Challenge =
Quote the entries in full, character for character, without their images.

[Plotting code records]
▶
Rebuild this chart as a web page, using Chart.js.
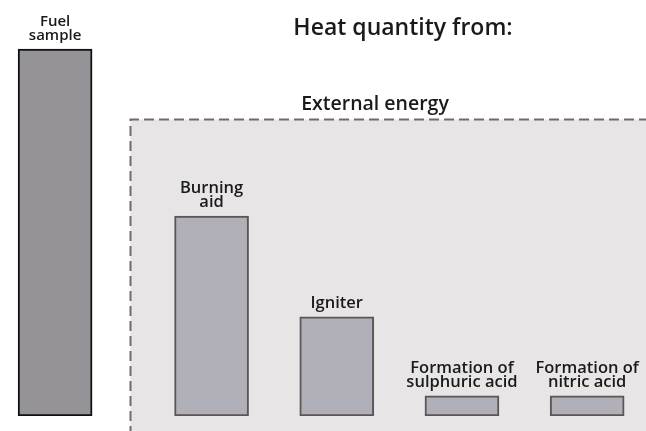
<!DOCTYPE html>
<html>
<head>
<meta charset="utf-8">
<script src="https://cdn.jsdelivr.net/npm/chart.js@4"></script>
<style>
  html, body { margin: 0; padding: 0; background: #fff; }
  #wrap { width: 646px; height: 431px; }
</style>
</head>
<body>
<div id="wrap"><canvas id="heatChart"></canvas></div>
<script>
// heat contributions (relative units)
const categories = [
  ['Fuel', 'sample'],
  ['Burning', 'aid'],
  ['Igniter'],
  ['Formation of', 'sulphuric acid'],
  ['Formation of', 'nitric acid']
];
const heatValues = [100, 54.5, 27, 5.5, 5.5];
const titleText = 'Heat quantity from:';
const groupText = 'External energy';

const FONT = '"Open Sans", "Noto Sans", sans-serif';
const firstGap = 0.25; // extra space between the fuel sample and the rest

// slot index on the x axis for each bar
const slots = categories.map((c, i) => i === 0 ? 0 : i + firstGap);

const fills = heatValues.map((v, i) => i === 0 ? '#959398' : '#b1b0b8');
const borders = heatValues.map((v, i) => i === 0 ? '#111111' : '#5e5455');

// grey dashed box behind the external energy bars + text
const boxPlugin = {
  id: 'boxPlugin',
  beforeDatasetsDraw(chart) {
    const ctx = chart.ctx;
    const x = chart.scales.x;
    const left = Math.round(x.getPixelForValue(0.6)) + 0.5;
    const top = 119.5;
    ctx.save();
    ctx.fillStyle = '#e7e5e6';
    ctx.fillRect(left, top, chart.width - left + 10, chart.height - top + 10);
    ctx.setLineDash([10, 5]);
    ctx.lineWidth = 2;
    ctx.strokeStyle = '#76696b';
    ctx.beginPath();
    ctx.moveTo(left, chart.height + 5);
    ctx.lineTo(left, top);
    ctx.lineTo(chart.width + 5, top);
    ctx.stroke();
    ctx.restore();
  },
  afterDatasetsDraw(chart) {
    const ctx = chart.ctx;
    const meta = chart.getDatasetMeta(0);
    ctx.save();
    ctx.fillStyle = '#1a1a1a';
    ctx.textAlign = 'center';
    ctx.textBaseline = 'alphabetic';
    // bar labels
    meta.data.forEach((bar, i) => {
      const lines = categories[i];
      ctx.font = (i === 0 ? '600 15px ' : '600 16.5px ') + FONT;
      lines.forEach((line, k) => {
        const y = bar.y - 9 - (lines.length - 1 - k) * 14;
        ctx.fillText(line, bar.x, y);
      });
    });
    // headings
    ctx.font = '600 23px ' + FONT;
    ctx.fillText(titleText, 403, 35);
    ctx.font = '600 19.5px ' + FONT;
    ctx.fillText(groupText, 375, 110);
    ctx.restore();
  }
};

new Chart(document.getElementById('heatChart'), {
  type: 'bar',
  data: {
    datasets: [{
      data: heatValues.map((v, i) => ({ x: slots[i], y: v })),
      backgroundColor: fills,
      borderColor: borders,
      borderWidth: 2,
      borderSkipped: false,
      barThickness: 74
    }]
  },
  options: {
    responsive: true,
    maintainAspectRatio: false,
    animation: false,
    layout: { padding: { top: 0, bottom: 15, left: 0, right: 0 } },
    plugins: { legend: { display: false }, tooltip: { enabled: false } },
    scales: {
      x: { type: 'linear', min: -0.44, max: 4.72, offset: false, display: false },
      y: { min: 0, max: 113.4, display: false }
    }
  },
  plugins: [boxPlugin]
});
</script>
</body>
</html>
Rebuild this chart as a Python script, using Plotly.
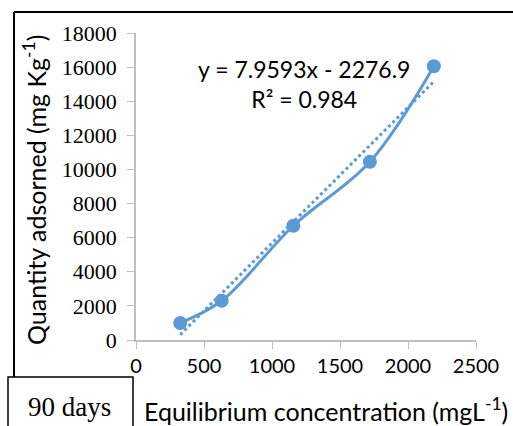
import plotly.graph_objects as go
import numpy as np

# Data
conc = [325, 630, 1157, 1720, 2190]
qty = [1000, 2300, 6700, 10450, 16050]
slope = 7.9593
intercept = -2276.9
eq_text = "y = 7.9593x - 2276.9<br>R² = 0.984"
x_ticks = [0, 500, 1000, 1500, 2000, 2500]
y_ticks = [0, 2000, 4000, 6000, 8000, 10000, 12000, 14000, 16000, 18000]

W, H = 513, 426
L, R, T, B = 136, 476, 33, 340

def px(x):
    return (x - L) / (R - L)

def py(y):
    return (B - y) / (B - T)

trend_x = [min(conc), max(conc)]
trend_y = [slope * v + intercept for v in trend_x]

fig = go.Figure()
fig.add_trace(go.Scatter(x=trend_x, y=trend_y, mode="lines",
                         line=dict(color="#5B9BD5", width=3, dash="dot"),
                         showlegend=False, hoverinfo="skip"))
fig.add_trace(go.Scatter(x=conc, y=qty, mode="lines+markers",
                         line=dict(color="#5B9BD5", width=3, shape="spline", smoothing=1.0),
                         marker=dict(color="#5B9BD5", size=14),
                         showlegend=False))

fig.update_layout(
    width=W, height=H,
    margin=dict(l=L, r=W - R, t=T, b=H - B),
    paper_bgcolor="white", plot_bgcolor="white",
    xaxis=dict(range=[0, 2500], tickvals=x_ticks, ticktext=[str(v) for v in x_ticks],
               showgrid=False, zeroline=False,
               showline=True, linecolor="#BFBFBF", linewidth=1.5,
               ticks="outside", ticklen=7, tickcolor="#BFBFBF",
               tickfont=dict(family="Lato, Open Sans, sans-serif", size=20, color="black")),
    yaxis=dict(range=[0, 18000], tickvals=y_ticks, ticktext=[str(v) for v in y_ticks],
               showgrid=False, zeroline=False,
               showline=True, linecolor="#BFBFBF", linewidth=1.5,
               ticks="outside", ticklen=7, tickcolor="#BFBFBF", ticklabelstandoff=6,
               tickfont=dict(family="Liberation Serif, Times New Roman, serif", size=22, color="black")),
    font=dict(family="Lato, Open Sans, sans-serif", color="black"),
)

fig.add_annotation(x=px(34), y=py(190), xref="paper", yref="paper",
                   xanchor="center", yanchor="middle",
                   text="Quantity adsorned (mg Kg<sup>-1</sup>)", textangle=-90,
                   showarrow=False, font=dict(size=25, family="Lato, sans-serif"))
fig.add_annotation(x=px(326), y=py(409), xref="paper", yref="paper",
                   xanchor="center", yanchor="middle",
                   text="Equilibrium concentration (mgL<sup>-1</sup>)",
                   showarrow=False, font=dict(size=25, family="Lato, sans-serif"))
fig.add_annotation(x=px(304), y=py(84), xref="paper", yref="paper",
                   xanchor="center", yanchor="middle",
                   text=eq_text, showarrow=False, align="center",
                   font=dict(size=23, family="Lato, sans-serif"))
fig.add_annotation(x=px(69), y=py(407), xref="paper", yref="paper",
                   xanchor="center", yanchor="middle",
                   text="90 days", showarrow=False,
                   font=dict(size=27, family="Liberation Serif, serif"))

# outer frame lines
fig.add_shape(type="line", xref="paper", yref="paper",
              x0=px(14), y0=py(12), x1=px(514), y1=py(12), line=dict(color="black", width=2))
fig.add_shape(type="line", xref="paper", yref="paper",
              x0=px(14), y0=py(12), x1=px(14), y1=py(377), line=dict(color="black", width=2))
fig.add_shape(type="rect", xref="paper", yref="paper",
              x0=px(8), y0=py(377), x1=px(133), y1=py(430), line=dict(color="black", width=1.5))

fig.write_html("out.html")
◀
Finished answer =
Rebuild this chart as a web page, using Chart.js.
<!DOCTYPE html>
<html>
<head>
<meta charset="utf-8">
<script src="https://cdn.jsdelivr.net/npm/chart.js@4"></script>
<style>
  html, body { margin: 0; padding: 0; background: #fff; }
  #wrap { width: 646px; height: 431px; }
</style>
</head>
<body>
<div id="wrap"><canvas id="heatChart"></canvas></div>
<script>
// heat contributions (relative units)
const categories = [
  ['Fuel', 'sample'],
  ['Burning', 'aid'],
  ['Igniter'],
  ['Formation of', 'sulphuric acid'],
  ['Formation of', 'nitric acid']
];
const heatValues = [100, 54.5, 27, 5.5, 5.5];
const titleText = 'Heat quantity from:';
const groupText = 'External energy';

const FONT = '"Open Sans", "Noto Sans", sans-serif';
const firstGap = 0.25; // extra space between the fuel sample and the rest

// slot index on the x axis for each bar
const slots = categories.map((c, i) => i === 0 ? 0 : i + firstGap);

const fills = heatValues.map((v, i) => i === 0 ? '#959398' : '#b1b0b8');
const borders = heatValues.map((v, i) => i === 0 ? '#111111' : '#5e5455');

// grey dashed box behind the external energy bars + text
const boxPlugin = {
  id: 'boxPlugin',
  beforeDatasetsDraw(chart) {
    const ctx = chart.ctx;
    const x = chart.scales.x;
    const left = Math.round(x.getPixelForValue(0.6)) + 0.5;
    const top = 119.5;
    ctx.save();
    ctx.fillStyle = '#e7e5e6';
    ctx.fillRect(left, top, chart.width - left + 10, chart.height - top + 10);
    ctx.setLineDash([10, 5]);
    ctx.lineWidth = 2;
    ctx.strokeStyle = '#76696b';
    ctx.beginPath();
    ctx.moveTo(left, chart.height + 5);
    ctx.lineTo(left, top);
    ctx.lineTo(chart.width + 5, top);
    ctx.stroke();
    ctx.restore();
  },
  afterDatasetsDraw(chart) {
    const ctx = chart.ctx;
    const meta = chart.getDatasetMeta(0);
    ctx.save();
    ctx.fillStyle = '#1a1a1a';
    ctx.textAlign = 'center';
    ctx.textBaseline = 'alphabetic';
    // bar labels
    meta.data.forEach((bar, i) => {
      const lines = categories[i];
      ctx.font = (i === 0 ? '600 15px ' : '600 16.5px ') + FONT;
      lines.forEach((line, k) => {
        const y = bar.y - 9 - (lines.length - 1 - k) * 14;
        ctx.fillText(line, bar.x, y);
      });
    });
    // headings
    ctx.font = '600 23px ' + FONT;
    ctx.fillText(titleText, 403, 35);
    ctx.font = '600 19.5px ' + FONT;
    ctx.fillText(groupText, 375, 110);
    ctx.restore();
  }
};

new Chart(document.getElementById('heatChart'), {
  type: 'bar',
  data: {
    datasets: [{
      data: heatValues.map((v, i) => ({ x: slots[i], y: v })),
      backgroundColor: fills,
      borderColor: borders,
      borderWidth: 2,
      borderSkipped: false,
      barThickness: 74
    }]
  },
  options: {
    responsive: true,
    maintainAspectRatio: false,
    animation: false,
    layout: { padding: { top: 0, bottom: 15, left: 0, right: 0 } },
    plugins: { legend: { display: false }, tooltip: { enabled: false } },
    scales: {
      x: { type: 'linear', min: -0.44, max: 4.72, offset: false, display: false },
      y: { min: 0, max: 113.4, display: false }
    }
  },
  plugins: [boxPlugin]
});
</script>
</body>
</html>
Rebuild this chart as a Python script, using Plotly.
import plotly.graph_objects as go
import numpy as np

# Data
conc = [325, 630, 1157, 1720, 2190]
qty = [1000, 2300, 6700, 10450, 16050]
slope = 7.9593
intercept = -2276.9
eq_text = "y = 7.9593x - 2276.9<br>R² = 0.984"
x_ticks = [0, 500, 1000, 1500, 2000, 2500]
y_ticks = [0, 2000, 4000, 6000, 8000, 10000, 12000, 14000, 16000, 18000]

W, H = 513, 426
L, R, T, B = 136, 476, 33, 340

def px(x):
    return (x - L) / (R - L)

def py(y):
    return (B - y) / (B - T)

trend_x = [min(conc), max(conc)]
trend_y = [slope * v + intercept for v in trend_x]

fig = go.Figure()
fig.add_trace(go.Scatter(x=trend_x, y=trend_y, mode="lines",
                         line=dict(color="#5B9BD5", width=3, dash="dot"),
                         showlegend=False, hoverinfo="skip"))
fig.add_trace(go.Scatter(x=conc, y=qty, mode="lines+markers",
                         line=dict(color="#5B9BD5", width=3, shape="spline", smoothing=1.0),
                         marker=dict(color="#5B9BD5", size=14),
                         showlegend=False))

fig.update_layout(
    width=W, height=H,
    margin=dict(l=L, r=W - R, t=T, b=H - B),
    paper_bgcolor="white", plot_bgcolor="white",
    xaxis=dict(range=[0, 2500], tickvals=x_ticks, ticktext=[str(v) for v in x_ticks],
               showgrid=False, zeroline=False,
               showline=True, linecolor="#BFBFBF", linewidth=1.5,
               ticks="outside", ticklen=7, tickcolor="#BFBFBF",
               tickfont=dict(family="Lato, Open Sans, sans-serif", size=20, color="black")),
    yaxis=dict(range=[0, 18000], tickvals=y_ticks, ticktext=[str(v) for v in y_ticks],
               showgrid=False, zeroline=False,
               showline=True, linecolor="#BFBFBF", linewidth=1.5,
               ticks="outside", ticklen=7, tickcolor="#BFBFBF", ticklabelstandoff=6,
               tickfont=dict(family="Liberation Serif, Times New Roman, serif", size=22, color="black")),
    font=dict(family="Lato, Open Sans, sans-serif", color="black"),
)

fig.add_annotation(x=px(34), y=py(190), xref="paper", yref="paper",
                   xanchor="center", yanchor="middle",
                   text="Quantity adsorned (mg Kg<sup>-1</sup>)", textangle=-90,
                   showarrow=False, font=dict(size=25, family="Lato, sans-serif"))
fig.add_annotation(x=px(326), y=py(409), xref="paper", yref="paper",
                   xanchor="center", yanchor="middle",
                   text="Equilibrium concentration (mgL<sup>-1</sup>)",
                   showarrow=False, font=dict(size=25, family="Lato, sans-serif"))
fig.add_annotation(x=px(304), y=py(84), xref="paper", yref="paper",
                   xanchor="center", yanchor="middle",
                   text=eq_text, showarrow=False, align="center",
                   font=dict(size=23, family="Lato, sans-serif"))
fig.add_annotation(x=px(69), y=py(407), xref="paper", yref="paper",
                   xanchor="center", yanchor="middle",
                   text="90 days", showarrow=False,
                   font=dict(size=27, family="Liberation Serif, serif"))

# outer frame lines
fig.add_shape(type="line", xref="paper", yref="paper",
              x0=px(14), y0=py(12), x1=px(514), y1=py(12), line=dict(color="black", width=2))
fig.add_shape(type="line", xref="paper", yref="paper",
              x0=px(14), y0=py(12), x1=px(14), y1=py(377), line=dict(color="black", width=2))
fig.add_shape(type="rect", xref="paper", yref="paper",
              x0=px(8), y0=py(377), x1=px(133), y1=py(430), line=dict(color="black", width=1.5))

fig.write_html("out.html")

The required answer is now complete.